There are three styles of user interface for such Controllers. The simplest is a small box with buttons that sits inside your case and connects from a PSU power source to the lighting cables. The buttons on the box allow you to set displays, but you need to be able to reach into your computer case to access that box. A second type has that box inside the case, but the user gets a small hand-held battery-powered Remote Control box with many buttons to set parameters for the lighting display. In SOME cases the fan motors also are connected to the interior box (often in non-standard wiring systems) so that the fan motors also are controlled by the remote box.
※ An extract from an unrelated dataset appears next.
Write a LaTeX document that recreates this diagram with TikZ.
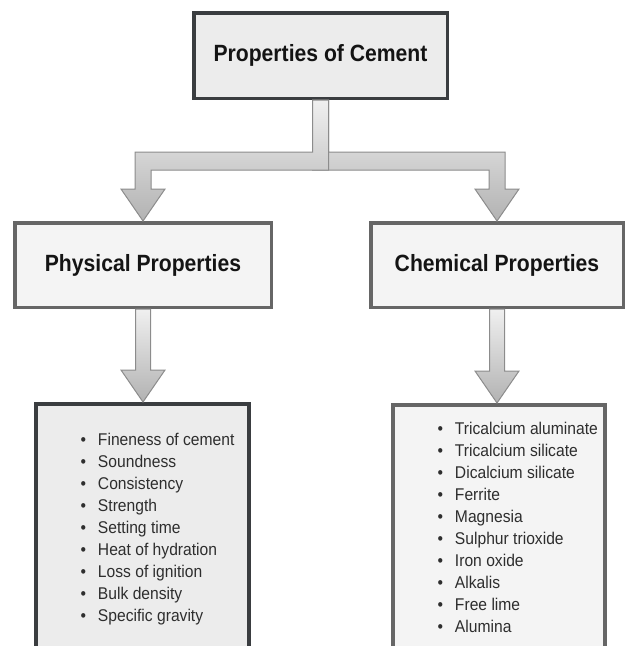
\documentclass[tikz,border=0pt]{standalone}
\usepackage{fontspec}
\setmainfont{Liberation Sans}
\newfontfamily\headfont[FakeStretch=0.9]{Liberation Sans}
\newfontfamily\listfont[FakeStretch=0.92]{Liberation Sans}
\usetikzlibrary{calc}

\definecolor{darkedge}{HTML}{3A3D40}
\definecolor{darkfill}{HTML}{ECECEC}
\definecolor{greyedge}{HTML}{666666}
\definecolor{greyfill}{HTML}{F4F4F4}
\definecolor{arredge}{HTML}{8C8C8C}
\definecolor{arrtop}{HTML}{F0F0F0}
\definecolor{arrbot}{HTML}{B2B2B2}

% one bullet line of a list box
\newcommand{\itm}[1]{\noindent\llap{{\fontsize{17}{17}\selectfont\textbullet}\hspace{12pt}}#1\par}
\newcommand{\listbody}[2]{\begin{minipage}[t]{#1}\listfont\fontsize{17}{22}\selectfont
  \raggedright\leftskip=62pt #2\end{minipage}}

\begin{document}
\begin{tikzpicture}[x=1pt,y=-1pt,
  headbox/.style={draw=darkedge,fill=darkfill,line width=3.5pt,
    minimum width=253.5pt,minimum height=85.5pt,
    font=\headfont\bfseries\fontsize{23.5}{28}\selectfont,text=black!92},
  subbox/.style={draw=greyedge,fill=greyfill,line width=3.5pt,
    minimum height=84.5pt,
    font=\headfont\bfseries\fontsize{23.5}{28}\selectfont,text=black!92},
  listbox/.style={line width=3.5pt,inner sep=0pt,anchor=north,
    text depth=260pt,text=black!82},
  blockarr/.style={draw=arredge,line width=1pt,line join=miter,
    top color=arrtop,bottom color=arrbot}]
  \useasboundingbox (0,0) rectangle (627,646);
  \clip (0,0) rectangle (627,646);

  \node[headbox] (cement) at (320.5,55.5) {Properties of Cement};
  \node[subbox,minimum width=256.5pt] (phys) at (143,265) {Physical Properties};
  \node[subbox,minimum width=252.5pt] (chem) at (497,265) {Chemical Properties};

  \node[listbox,draw=darkedge,fill=darkfill,text height=41.25pt] (physlist) at (142.5,402)
    {\listbody{213pt}{\itm{Fineness of cement}\itm{Soundness}\itm{Consistency}
     \itm{Strength}\itm{Setting time}\itm{Heat of hydration}\itm{Loss of ignition}
     \itm{Bulk density}\itm{Specific gravity}}};
  \node[listbox,draw=greyedge,fill=greyfill,text height=29.25pt] (chemlist) at (499,403)
    {\listbody{212pt}{\itm{Tricalcium aluminate}\itm{Tricalcium silicate}
     \itm{Dicalcium silicate}\itm{Ferrite}\itm{Magnesia}\itm{Sulphur trioxide}
     \itm{Iron oxide}\itm{Alkalis}\itm{Free lime}\itm{Alumina}}};

  % split arrow, right branch under the left one
  \path[blockarr] let \p1=(cement.south), \p2=(chem.north) in
    (\x1-8pt,\y1) -- (\x1-8pt,-170pt) -- (\x2-8pt,-170pt) -- (\x2-8pt,\y2+32pt)
    -- (\x2-22pt,\y2+32pt) -- (\x2,\y2) -- (\x2+22pt,\y2+32pt) -- (\x2+8pt,\y2+32pt)
    -- (\x2+8pt,-152pt) -- (\x1+8pt,-152pt) -- (\x1+8pt,\y1) -- cycle;
  \path[blockarr] let \p1=(cement.south), \p2=(phys.north) in
    (\x1-8pt,\y1) -- (\x1-8pt,-152pt) -- (\x2-8pt,-152pt) -- (\x2-8pt,\y2+32pt)
    -- (\x2-22pt,\y2+32pt) -- (\x2,\y2) -- (\x2+22pt,\y2+32pt) -- (\x2+8pt,\y2+32pt)
    -- (\x2+8pt,-170pt) -- (\x1+8pt,-170pt) -- (\x1+8pt,\y1) -- cycle;

  \foreach \a/\b in {phys/physlist,chem/chemlist}
    \path[blockarr] let \p1=(\a.south), \p2=(\b.north) in
      (\x1-7.5pt,\y1) -- (\x1-7.5pt,\y2+32pt) -- (\x1-22pt,\y2+32pt) -- (\x1,\y2)
      -- (\x1+22pt,\y2+32pt) -- (\x1+7.5pt,\y2+32pt) -- (\x1+7.5pt,\y1) -- cycle;
\end{tikzpicture}
\end{document}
The third style is a box inside your case that connects both to a PSU power output and to a mobo USB2 header. It comes with a free software tool you run and use to configure lighting details from your keyboard and screen. In that latter group, there are three I know of.

The Cooler Master Addressable RGB Controller does this, and has an added feature that you can connect to it the signals from a mobo plain RGB controller and let those take over lighting control. It "translates" those mobo signals into ones safe for the ARGB lights. That means you can get a more limited range of displays, but that way you can synchronize ALL your lights to a mixture that includes some plain RGB lights.

The Razer Chroma Addressable RGB Controller does this control, but does not include a translating input from plain RGB. You may not need that feature.

The Phanteks Digital Controller Hub model PH-CTHUB_DRGB does not use the software tool and USB2 connection system. It comes with a hand-held button box that is connected to the interior controller by a thin cable to reach outside your case. Phanteks uses non-standard connectors, suited, of course, to the connectors on their fans and lights. But the kit includes adapters to convert the box's output connectors to standard connectors for use with other lighting units. Phanteks also has an interesting option line, called their Halos lights available for plain RGB or Digital RGB. These are thin frames containing the lights that you can mount on one side of any non-lighted fan to give it a lighted frame.